GOAL: In the records that follow, the lines from the one containing "Rebuild this chart" to the one containing "out_y = [0.52, 0.405, 0.036, 0.10]", inclusive, are to be given again exactly.

AVAILABLE DATA:
--------------------

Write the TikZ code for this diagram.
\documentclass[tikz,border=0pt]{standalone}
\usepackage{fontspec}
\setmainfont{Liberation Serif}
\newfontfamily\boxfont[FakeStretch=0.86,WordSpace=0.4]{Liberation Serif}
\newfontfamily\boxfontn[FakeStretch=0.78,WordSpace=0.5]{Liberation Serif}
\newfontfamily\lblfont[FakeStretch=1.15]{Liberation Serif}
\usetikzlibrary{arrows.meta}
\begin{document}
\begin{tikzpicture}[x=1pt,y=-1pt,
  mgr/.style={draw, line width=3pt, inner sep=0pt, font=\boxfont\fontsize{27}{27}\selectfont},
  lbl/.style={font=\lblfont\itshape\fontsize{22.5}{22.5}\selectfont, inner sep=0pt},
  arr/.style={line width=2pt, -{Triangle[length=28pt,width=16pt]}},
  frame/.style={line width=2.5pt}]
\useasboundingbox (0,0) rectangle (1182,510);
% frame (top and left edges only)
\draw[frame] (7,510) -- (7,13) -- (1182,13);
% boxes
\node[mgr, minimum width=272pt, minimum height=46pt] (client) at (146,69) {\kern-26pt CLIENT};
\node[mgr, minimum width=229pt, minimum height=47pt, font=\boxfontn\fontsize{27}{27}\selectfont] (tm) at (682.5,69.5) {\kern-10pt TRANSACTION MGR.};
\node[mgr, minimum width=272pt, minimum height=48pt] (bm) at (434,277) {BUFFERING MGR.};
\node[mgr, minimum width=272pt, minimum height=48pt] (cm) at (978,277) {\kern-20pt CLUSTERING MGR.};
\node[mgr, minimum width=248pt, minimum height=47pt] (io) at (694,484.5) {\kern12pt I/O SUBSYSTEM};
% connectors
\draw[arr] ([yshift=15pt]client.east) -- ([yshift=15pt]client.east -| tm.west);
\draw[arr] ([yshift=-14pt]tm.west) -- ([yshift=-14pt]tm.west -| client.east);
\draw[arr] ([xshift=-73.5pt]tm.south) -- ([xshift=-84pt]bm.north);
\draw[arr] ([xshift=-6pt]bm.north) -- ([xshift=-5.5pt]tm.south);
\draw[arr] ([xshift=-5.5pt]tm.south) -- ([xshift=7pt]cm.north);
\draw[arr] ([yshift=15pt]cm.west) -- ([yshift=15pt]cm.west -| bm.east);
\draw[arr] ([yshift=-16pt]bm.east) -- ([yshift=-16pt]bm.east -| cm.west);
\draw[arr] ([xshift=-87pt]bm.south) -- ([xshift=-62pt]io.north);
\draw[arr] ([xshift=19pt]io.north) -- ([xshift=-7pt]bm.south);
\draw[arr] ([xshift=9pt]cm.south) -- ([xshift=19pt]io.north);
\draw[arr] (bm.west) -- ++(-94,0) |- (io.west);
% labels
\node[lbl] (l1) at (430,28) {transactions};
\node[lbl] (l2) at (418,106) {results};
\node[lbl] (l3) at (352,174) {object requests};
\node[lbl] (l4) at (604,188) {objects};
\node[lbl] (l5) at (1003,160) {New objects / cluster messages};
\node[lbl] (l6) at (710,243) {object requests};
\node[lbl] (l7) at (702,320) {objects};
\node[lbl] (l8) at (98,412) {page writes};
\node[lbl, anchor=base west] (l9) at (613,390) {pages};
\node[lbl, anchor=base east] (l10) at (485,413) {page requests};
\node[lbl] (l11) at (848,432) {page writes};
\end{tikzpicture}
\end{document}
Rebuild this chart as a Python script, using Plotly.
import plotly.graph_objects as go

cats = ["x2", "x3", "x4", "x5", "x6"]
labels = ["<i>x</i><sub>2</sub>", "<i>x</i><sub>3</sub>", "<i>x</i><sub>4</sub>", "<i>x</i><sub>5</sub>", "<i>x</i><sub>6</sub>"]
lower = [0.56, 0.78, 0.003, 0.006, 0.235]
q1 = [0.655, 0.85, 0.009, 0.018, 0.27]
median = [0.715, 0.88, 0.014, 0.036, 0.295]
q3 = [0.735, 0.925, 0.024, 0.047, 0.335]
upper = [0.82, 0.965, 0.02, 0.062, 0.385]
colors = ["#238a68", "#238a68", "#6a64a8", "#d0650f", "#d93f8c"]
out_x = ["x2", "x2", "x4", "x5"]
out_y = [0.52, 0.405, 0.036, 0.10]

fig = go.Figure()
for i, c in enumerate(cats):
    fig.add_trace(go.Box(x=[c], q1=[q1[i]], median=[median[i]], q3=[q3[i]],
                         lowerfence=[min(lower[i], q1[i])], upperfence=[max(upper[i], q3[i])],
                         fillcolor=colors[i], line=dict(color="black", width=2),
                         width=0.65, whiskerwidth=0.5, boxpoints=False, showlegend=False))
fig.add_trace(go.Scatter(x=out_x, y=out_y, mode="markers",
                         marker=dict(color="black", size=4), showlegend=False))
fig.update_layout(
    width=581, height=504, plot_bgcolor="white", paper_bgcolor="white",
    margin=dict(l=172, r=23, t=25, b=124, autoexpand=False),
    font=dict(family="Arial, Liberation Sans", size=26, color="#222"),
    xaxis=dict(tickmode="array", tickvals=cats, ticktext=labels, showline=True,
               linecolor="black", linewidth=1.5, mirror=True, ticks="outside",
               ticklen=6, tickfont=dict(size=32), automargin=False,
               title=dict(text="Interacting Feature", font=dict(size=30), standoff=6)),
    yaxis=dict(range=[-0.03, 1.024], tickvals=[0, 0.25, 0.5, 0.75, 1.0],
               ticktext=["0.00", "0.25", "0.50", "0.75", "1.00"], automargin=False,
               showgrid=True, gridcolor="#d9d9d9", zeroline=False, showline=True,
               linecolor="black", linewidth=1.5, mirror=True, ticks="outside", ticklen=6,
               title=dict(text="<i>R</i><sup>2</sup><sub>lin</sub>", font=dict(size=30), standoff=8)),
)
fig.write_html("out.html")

--------------------

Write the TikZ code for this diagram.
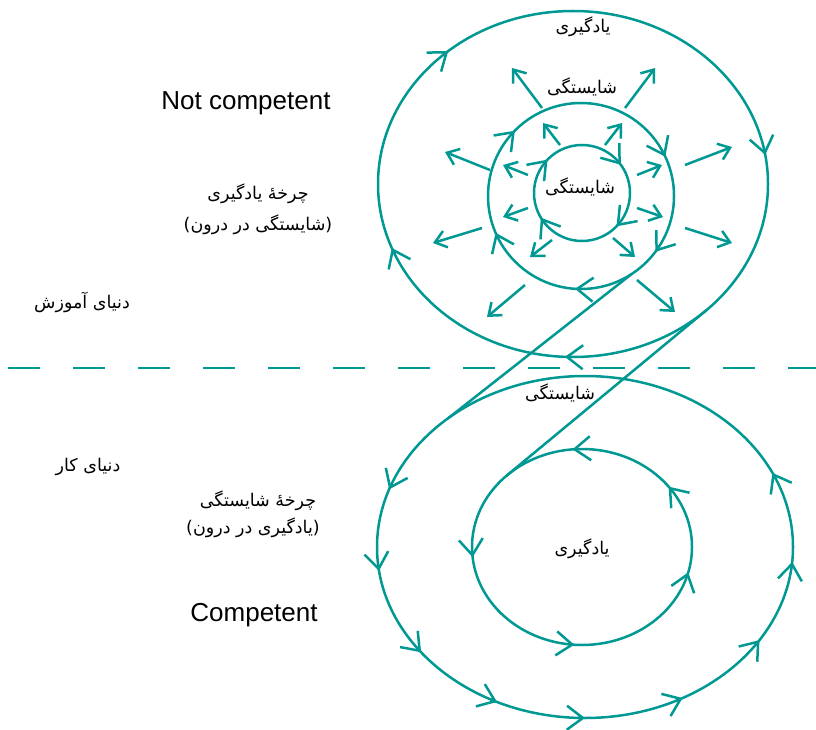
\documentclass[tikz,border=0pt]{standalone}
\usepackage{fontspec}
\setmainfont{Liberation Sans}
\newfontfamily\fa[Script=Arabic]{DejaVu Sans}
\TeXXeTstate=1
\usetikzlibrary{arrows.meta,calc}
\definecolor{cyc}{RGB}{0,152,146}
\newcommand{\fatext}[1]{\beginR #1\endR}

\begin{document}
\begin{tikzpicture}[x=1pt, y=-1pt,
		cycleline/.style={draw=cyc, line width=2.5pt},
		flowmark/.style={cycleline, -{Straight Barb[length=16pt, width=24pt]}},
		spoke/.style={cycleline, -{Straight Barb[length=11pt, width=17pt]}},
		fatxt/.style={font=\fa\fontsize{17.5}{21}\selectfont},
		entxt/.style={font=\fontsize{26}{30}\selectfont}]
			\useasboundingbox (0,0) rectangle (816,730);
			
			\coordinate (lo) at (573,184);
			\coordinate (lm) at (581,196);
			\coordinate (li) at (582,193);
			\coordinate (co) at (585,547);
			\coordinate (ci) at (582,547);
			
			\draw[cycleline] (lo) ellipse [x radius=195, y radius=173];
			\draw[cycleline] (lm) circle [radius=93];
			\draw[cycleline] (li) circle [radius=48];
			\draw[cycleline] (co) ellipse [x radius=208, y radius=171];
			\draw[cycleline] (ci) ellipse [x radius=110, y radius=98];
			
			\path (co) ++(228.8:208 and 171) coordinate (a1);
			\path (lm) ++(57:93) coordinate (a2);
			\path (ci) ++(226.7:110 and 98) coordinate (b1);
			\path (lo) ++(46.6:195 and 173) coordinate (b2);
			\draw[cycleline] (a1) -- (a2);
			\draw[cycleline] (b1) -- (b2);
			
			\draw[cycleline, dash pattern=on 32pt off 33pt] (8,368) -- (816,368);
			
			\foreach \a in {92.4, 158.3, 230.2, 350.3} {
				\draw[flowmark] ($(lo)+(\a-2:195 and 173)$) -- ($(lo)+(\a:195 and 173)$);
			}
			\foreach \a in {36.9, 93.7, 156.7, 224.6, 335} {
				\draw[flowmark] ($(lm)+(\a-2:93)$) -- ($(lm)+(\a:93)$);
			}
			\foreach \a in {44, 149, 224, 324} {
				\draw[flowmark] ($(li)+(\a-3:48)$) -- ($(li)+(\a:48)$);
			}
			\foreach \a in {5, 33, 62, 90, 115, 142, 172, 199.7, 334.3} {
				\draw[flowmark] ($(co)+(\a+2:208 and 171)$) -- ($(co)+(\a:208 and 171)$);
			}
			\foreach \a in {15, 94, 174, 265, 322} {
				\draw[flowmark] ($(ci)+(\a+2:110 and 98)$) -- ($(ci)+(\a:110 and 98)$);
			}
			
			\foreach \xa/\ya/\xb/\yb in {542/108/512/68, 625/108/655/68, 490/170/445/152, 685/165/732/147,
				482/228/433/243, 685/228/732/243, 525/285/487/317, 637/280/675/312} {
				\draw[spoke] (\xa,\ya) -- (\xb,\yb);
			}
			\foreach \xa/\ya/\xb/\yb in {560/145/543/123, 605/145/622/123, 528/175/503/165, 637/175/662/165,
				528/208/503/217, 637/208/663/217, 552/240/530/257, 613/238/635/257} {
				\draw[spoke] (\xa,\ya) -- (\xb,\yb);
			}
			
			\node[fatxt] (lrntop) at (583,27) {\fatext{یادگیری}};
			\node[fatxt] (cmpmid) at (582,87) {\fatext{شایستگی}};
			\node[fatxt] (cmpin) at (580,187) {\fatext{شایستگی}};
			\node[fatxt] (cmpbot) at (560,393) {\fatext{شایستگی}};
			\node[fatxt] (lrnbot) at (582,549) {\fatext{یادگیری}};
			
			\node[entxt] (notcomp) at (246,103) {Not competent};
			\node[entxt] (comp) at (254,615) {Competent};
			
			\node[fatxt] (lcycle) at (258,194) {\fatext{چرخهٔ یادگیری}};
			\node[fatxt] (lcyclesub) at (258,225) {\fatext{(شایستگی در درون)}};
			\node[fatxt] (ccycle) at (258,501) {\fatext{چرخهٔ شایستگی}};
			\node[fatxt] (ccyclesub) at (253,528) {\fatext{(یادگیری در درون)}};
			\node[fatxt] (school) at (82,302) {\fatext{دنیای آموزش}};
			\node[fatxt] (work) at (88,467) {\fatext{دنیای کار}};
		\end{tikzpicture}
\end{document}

--------------------

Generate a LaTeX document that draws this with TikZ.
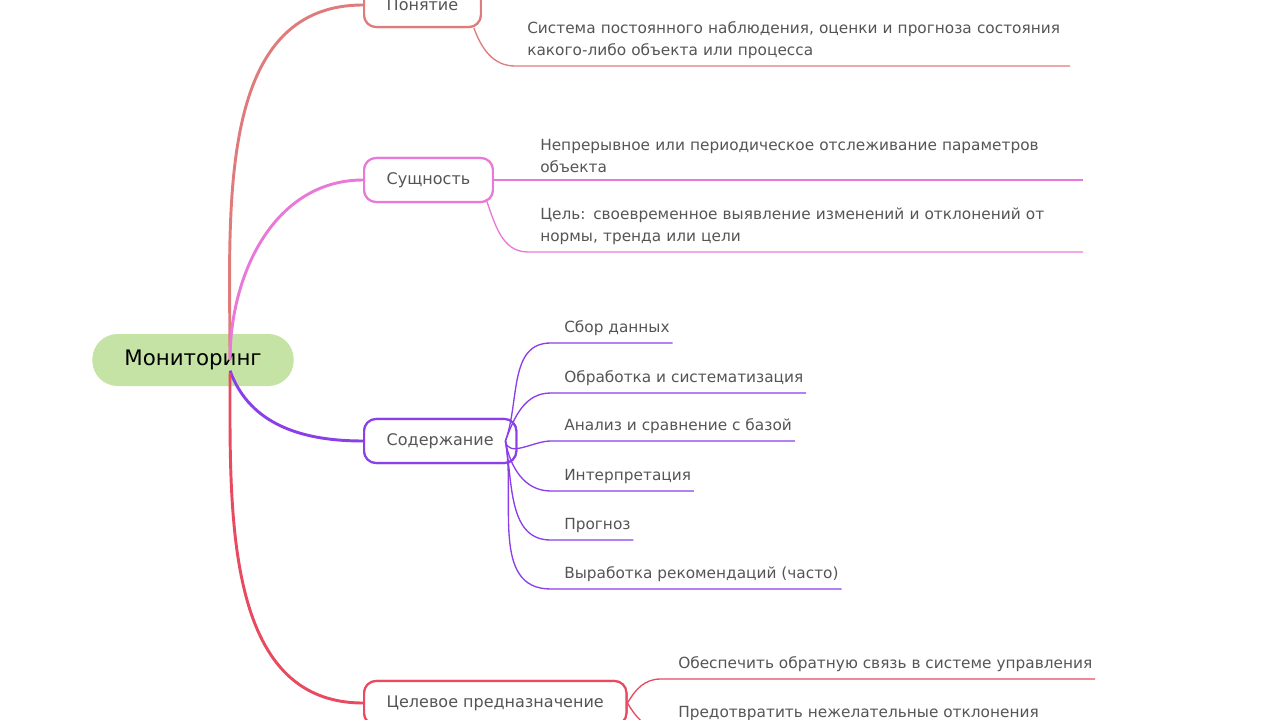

--------------------

FINAL RESULT:
Rebuild this chart as a Python script, using Plotly.
import plotly.graph_objects as go

cats = ["x2", "x3", "x4", "x5", "x6"]
labels = ["<i>x</i><sub>2</sub>", "<i>x</i><sub>3</sub>", "<i>x</i><sub>4</sub>", "<i>x</i><sub>5</sub>", "<i>x</i><sub>6</sub>"]
lower = [0.56, 0.78, 0.003, 0.006, 0.235]
q1 = [0.655, 0.85, 0.009, 0.018, 0.27]
median = [0.715, 0.88, 0.014, 0.036, 0.295]
q3 = [0.735, 0.925, 0.024, 0.047, 0.335]
upper = [0.82, 0.965, 0.02, 0.062, 0.385]
colors = ["#238a68", "#238a68", "#6a64a8", "#d0650f", "#d93f8c"]
out_x = ["x2", "x2", "x4", "x5"]
out_y = [0.52, 0.405, 0.036, 0.10]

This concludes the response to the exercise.